Objective quality parameters can then be obtained by comparing the source features with the corresponding destination features. Two types of features have proven to be most useful for measuring video quality. One type measures spatial distortions in the video (e.g., blurring) and the other type measures temporal distortions in the video (e.g., jerky motion). Designers of modern video transmission systems often trade off spatial and temporal performance aspects, and some have even made these trade-offs user selectable. For instance, in low bit-rate applications like videophone, users are sometimes given the option of seeing clear pictures at very low frame rates or blurred pictures at higher frame rates. The perception-based video quality features require very few bits to represent and can thus be easily and economically transferred between the source and destination video ends, which may be separated by many thousands of miles.
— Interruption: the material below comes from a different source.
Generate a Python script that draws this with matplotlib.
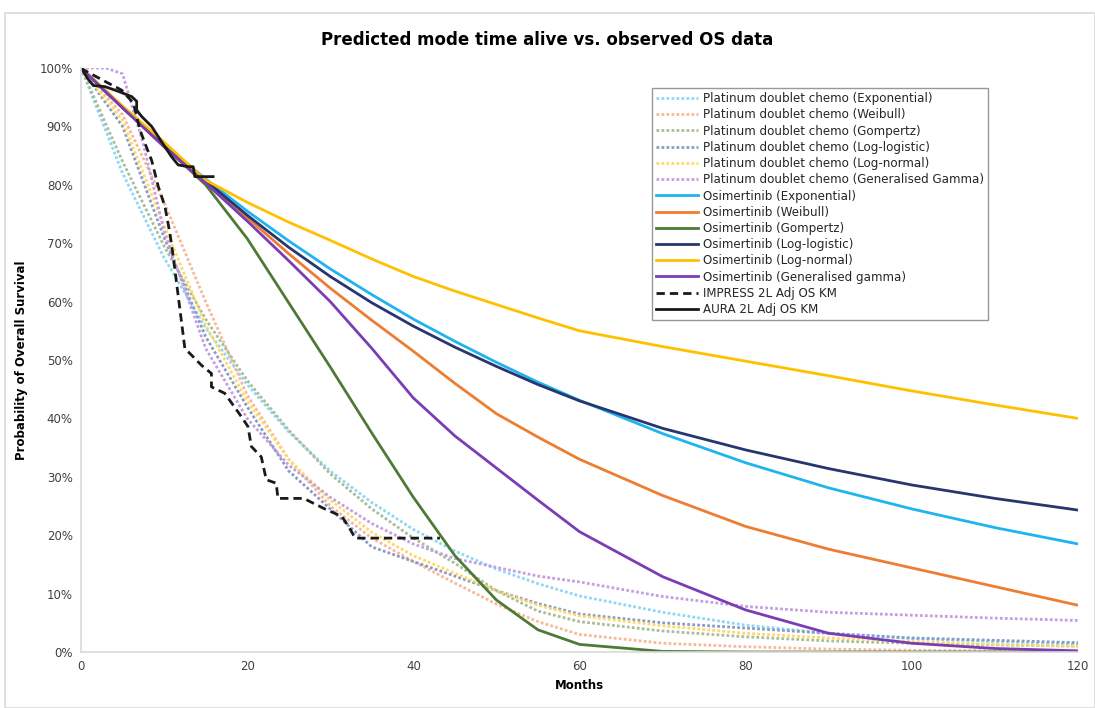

If a transmission system is used for interactive (two-way) communications, then video delay is another important quality attribute of the transmission system. Video delay can be computed by the ITS measurement system via a time alignment correlation process applied to a motion energy feature.
The objective parameters can be combined to produce a composite estimate of what the viewer response would be to the perceived video quality. Experiments have demonstrated excellent correlations between composite objective estimates and subjective test data. These results are technology independent in that they are applicable to an extremely wide range of video systems, including very high quality 45 Mb/s studio NTSC systems. ITS has been actively transferring this promising video quality measurement technology into the private sector and the appropriate standards bodies, such as ANSI accredited Telecommunications Working Group T1A1.5 and ITU-T Study Group 12.